<<<<
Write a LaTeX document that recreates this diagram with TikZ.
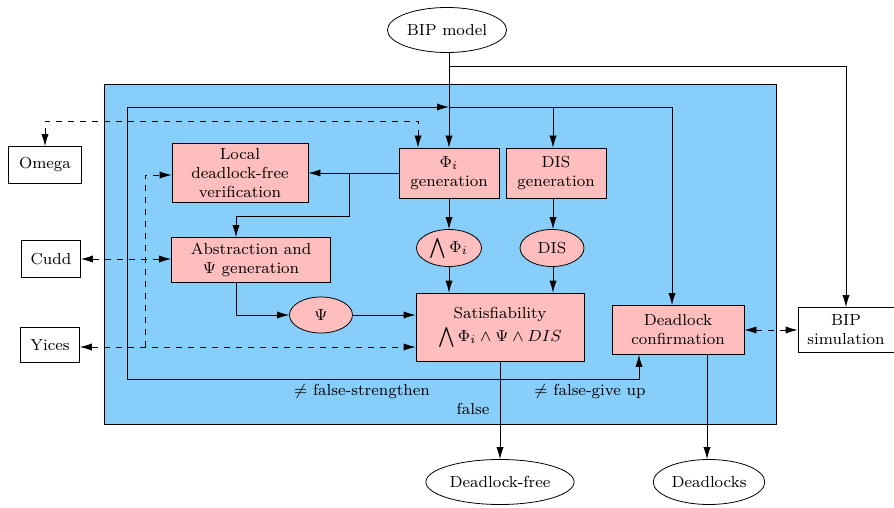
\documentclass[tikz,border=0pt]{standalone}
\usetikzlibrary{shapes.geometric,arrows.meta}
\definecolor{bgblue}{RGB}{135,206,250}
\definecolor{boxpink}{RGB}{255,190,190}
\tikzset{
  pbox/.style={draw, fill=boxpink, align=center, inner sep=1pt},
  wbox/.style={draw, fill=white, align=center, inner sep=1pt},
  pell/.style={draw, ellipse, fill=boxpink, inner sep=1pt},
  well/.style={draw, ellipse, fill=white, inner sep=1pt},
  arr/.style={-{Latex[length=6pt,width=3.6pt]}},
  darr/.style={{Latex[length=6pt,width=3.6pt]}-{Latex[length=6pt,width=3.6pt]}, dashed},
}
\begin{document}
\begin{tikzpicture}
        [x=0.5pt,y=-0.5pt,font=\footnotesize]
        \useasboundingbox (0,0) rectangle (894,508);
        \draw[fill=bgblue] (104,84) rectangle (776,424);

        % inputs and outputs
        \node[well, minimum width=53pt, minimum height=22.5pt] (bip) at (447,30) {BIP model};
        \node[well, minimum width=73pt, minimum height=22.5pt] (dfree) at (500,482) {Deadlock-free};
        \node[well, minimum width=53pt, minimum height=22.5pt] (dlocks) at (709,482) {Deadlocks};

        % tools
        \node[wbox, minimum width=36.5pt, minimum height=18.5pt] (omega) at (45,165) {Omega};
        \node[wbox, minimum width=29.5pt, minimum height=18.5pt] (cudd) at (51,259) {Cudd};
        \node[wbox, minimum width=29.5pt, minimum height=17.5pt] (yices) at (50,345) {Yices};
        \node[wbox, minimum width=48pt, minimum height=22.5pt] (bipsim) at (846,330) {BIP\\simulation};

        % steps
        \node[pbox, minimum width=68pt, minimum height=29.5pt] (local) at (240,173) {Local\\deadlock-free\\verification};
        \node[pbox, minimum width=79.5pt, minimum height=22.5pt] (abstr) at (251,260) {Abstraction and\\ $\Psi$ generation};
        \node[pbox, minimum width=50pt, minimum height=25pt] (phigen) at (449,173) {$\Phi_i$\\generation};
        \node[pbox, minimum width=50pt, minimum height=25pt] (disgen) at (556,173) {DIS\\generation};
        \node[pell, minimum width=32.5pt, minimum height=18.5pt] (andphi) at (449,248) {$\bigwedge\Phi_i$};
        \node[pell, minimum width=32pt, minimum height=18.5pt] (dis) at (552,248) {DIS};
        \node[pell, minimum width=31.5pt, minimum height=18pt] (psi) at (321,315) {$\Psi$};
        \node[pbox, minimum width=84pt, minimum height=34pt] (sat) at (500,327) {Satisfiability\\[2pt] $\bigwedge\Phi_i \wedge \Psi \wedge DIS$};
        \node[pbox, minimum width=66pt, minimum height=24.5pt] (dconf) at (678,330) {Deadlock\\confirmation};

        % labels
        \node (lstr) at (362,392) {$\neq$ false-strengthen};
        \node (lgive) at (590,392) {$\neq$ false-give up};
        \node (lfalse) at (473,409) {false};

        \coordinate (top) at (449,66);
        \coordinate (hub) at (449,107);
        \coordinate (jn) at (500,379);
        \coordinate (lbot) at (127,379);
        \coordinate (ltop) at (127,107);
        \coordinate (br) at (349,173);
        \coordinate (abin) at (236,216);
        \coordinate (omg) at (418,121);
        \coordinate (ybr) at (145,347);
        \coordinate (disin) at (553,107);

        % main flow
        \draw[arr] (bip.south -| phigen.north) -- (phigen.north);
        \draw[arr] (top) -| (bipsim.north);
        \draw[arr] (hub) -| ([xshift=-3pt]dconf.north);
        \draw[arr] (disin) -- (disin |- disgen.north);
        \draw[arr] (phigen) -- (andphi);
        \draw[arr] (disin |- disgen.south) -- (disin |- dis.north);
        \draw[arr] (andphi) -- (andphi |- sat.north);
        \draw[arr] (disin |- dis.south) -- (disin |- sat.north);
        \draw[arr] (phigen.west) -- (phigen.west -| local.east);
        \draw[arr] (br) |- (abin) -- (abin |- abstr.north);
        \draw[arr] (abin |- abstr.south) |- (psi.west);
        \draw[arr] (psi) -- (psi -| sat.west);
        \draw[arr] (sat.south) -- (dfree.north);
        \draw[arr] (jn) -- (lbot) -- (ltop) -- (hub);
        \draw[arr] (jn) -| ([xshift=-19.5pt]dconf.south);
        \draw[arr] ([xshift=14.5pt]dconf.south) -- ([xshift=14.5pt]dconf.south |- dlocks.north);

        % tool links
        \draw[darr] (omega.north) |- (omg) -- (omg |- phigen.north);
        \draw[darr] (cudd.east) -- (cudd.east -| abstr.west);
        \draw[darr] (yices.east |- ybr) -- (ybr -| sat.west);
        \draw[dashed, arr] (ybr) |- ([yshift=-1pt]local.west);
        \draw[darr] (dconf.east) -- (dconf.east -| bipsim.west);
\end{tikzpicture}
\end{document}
>>>>
=== WORK TO COMPLETE ===
Omit pictures; set down the rest of the material word for word.

=== COMPLETE ANSWER ===
Write a LaTeX document that recreates this diagram with TikZ.
\documentclass[tikz,border=0pt]{standalone}
\usetikzlibrary{shapes.geometric,arrows.meta}
\definecolor{bgblue}{RGB}{135,206,250}
\definecolor{boxpink}{RGB}{255,190,190}
\tikzset{
  pbox/.style={draw, fill=boxpink, align=center, inner sep=1pt},
  wbox/.style={draw, fill=white, align=center, inner sep=1pt},
  pell/.style={draw, ellipse, fill=boxpink, inner sep=1pt},
  well/.style={draw, ellipse, fill=white, inner sep=1pt},
  arr/.style={-{Latex[length=6pt,width=3.6pt]}},
  darr/.style={{Latex[length=6pt,width=3.6pt]}-{Latex[length=6pt,width=3.6pt]}, dashed},
}
\begin{document}
\begin{tikzpicture}
        [x=0.5pt,y=-0.5pt,font=\footnotesize]
        \useasboundingbox (0,0) rectangle (894,508);
        \draw[fill=bgblue] (104,84) rectangle (776,424);

        % inputs and outputs
        \node[well, minimum width=53pt, minimum height=22.5pt] (bip) at (447,30) {BIP model};
        \node[well, minimum width=73pt, minimum height=22.5pt] (dfree) at (500,482) {Deadlock-free};
        \node[well, minimum width=53pt, minimum height=22.5pt] (dlocks) at (709,482) {Deadlocks};

        % tools
        \node[wbox, minimum width=36.5pt, minimum height=18.5pt] (omega) at (45,165) {Omega};
        \node[wbox, minimum width=29.5pt, minimum height=18.5pt] (cudd) at (51,259) {Cudd};
        \node[wbox, minimum width=29.5pt, minimum height=17.5pt] (yices) at (50,345) {Yices};
        \node[wbox, minimum width=48pt, minimum height=22.5pt] (bipsim) at (846,330) {BIP\\simulation};

        % steps
        \node[pbox, minimum width=68pt, minimum height=29.5pt] (local) at (240,173) {Local\\deadlock-free\\verification};
        \node[pbox, minimum width=79.5pt, minimum height=22.5pt] (abstr) at (251,260) {Abstraction and\\ $\Psi$ generation};
        \node[pbox, minimum width=50pt, minimum height=25pt] (phigen) at (449,173) {$\Phi_i$\\generation};
        \node[pbox, minimum width=50pt, minimum height=25pt] (disgen) at (556,173) {DIS\\generation};
        \node[pell, minimum width=32.5pt, minimum height=18.5pt] (andphi) at (449,248) {$\bigwedge\Phi_i$};
        \node[pell, minimum width=32pt, minimum height=18.5pt] (dis) at (552,248) {DIS};
        \node[pell, minimum width=31.5pt, minimum height=18pt] (psi) at (321,315) {$\Psi$};
        \node[pbox, minimum width=84pt, minimum height=34pt] (sat) at (500,327) {Satisfiability\\[2pt] $\bigwedge\Phi_i \wedge \Psi \wedge DIS$};
        \node[pbox, minimum width=66pt, minimum height=24.5pt] (dconf) at (678,330) {Deadlock\\confirmation};

        % labels
        \node (lstr) at (362,392) {$\neq$ false-strengthen};
        \node (lgive) at (590,392) {$\neq$ false-give up};
        \node (lfalse) at (473,409) {false};

        \coordinate (top) at (449,66);
        \coordinate (hub) at (449,107);
        \coordinate (jn) at (500,379);
        \coordinate (lbot) at (127,379);
        \coordinate (ltop) at (127,107);
        \coordinate (br) at (349,173);
        \coordinate (abin) at (236,216);
        \coordinate (omg) at (418,121);
        \coordinate (ybr) at (145,347);
        \coordinate (disin) at (553,107);

        % main flow
        \draw[arr] (bip.south -| phigen.north) -- (phigen.north);
        \draw[arr] (top) -| (bipsim.north);
        \draw[arr] (hub) -| ([xshift=-3pt]dconf.north);
        \draw[arr] (disin) -- (disin |- disgen.north);
        \draw[arr] (phigen) -- (andphi);
        \draw[arr] (disin |- disgen.south) -- (disin |- dis.north);
        \draw[arr] (andphi) -- (andphi |- sat.north);
        \draw[arr] (disin |- dis.south) -- (disin |- sat.north);
        \draw[arr] (phigen.west) -- (phigen.west -| local.east);
        \draw[arr] (br) |- (abin) -- (abin |- abstr.north);
        \draw[arr] (abin |- abstr.south) |- (psi.west);
        \draw[arr] (psi) -- (psi -| sat.west);
        \draw[arr] (sat.south) -- (dfree.north);
        \draw[arr] (jn) -- (lbot) -- (ltop) -- (hub);
        \draw[arr] (jn) -| ([xshift=-19.5pt]dconf.south);
        \draw[arr] ([xshift=14.5pt]dconf.south) -- ([xshift=14.5pt]dconf.south |- dlocks.north);

        % tool links
        \draw[darr] (omega.north) |- (omg) -- (omg |- phigen.north);
        \draw[darr] (cudd.east) -- (cudd.east -| abstr.west);
        \draw[darr] (yices.east |- ybr) -- (ybr -| sat.west);
        \draw[dashed, arr] (ybr) |- ([yshift=-1pt]local.west);
        \draw[darr] (dconf.east) -- (dconf.east -| bipsim.west);
\end{tikzpicture}
\end{document}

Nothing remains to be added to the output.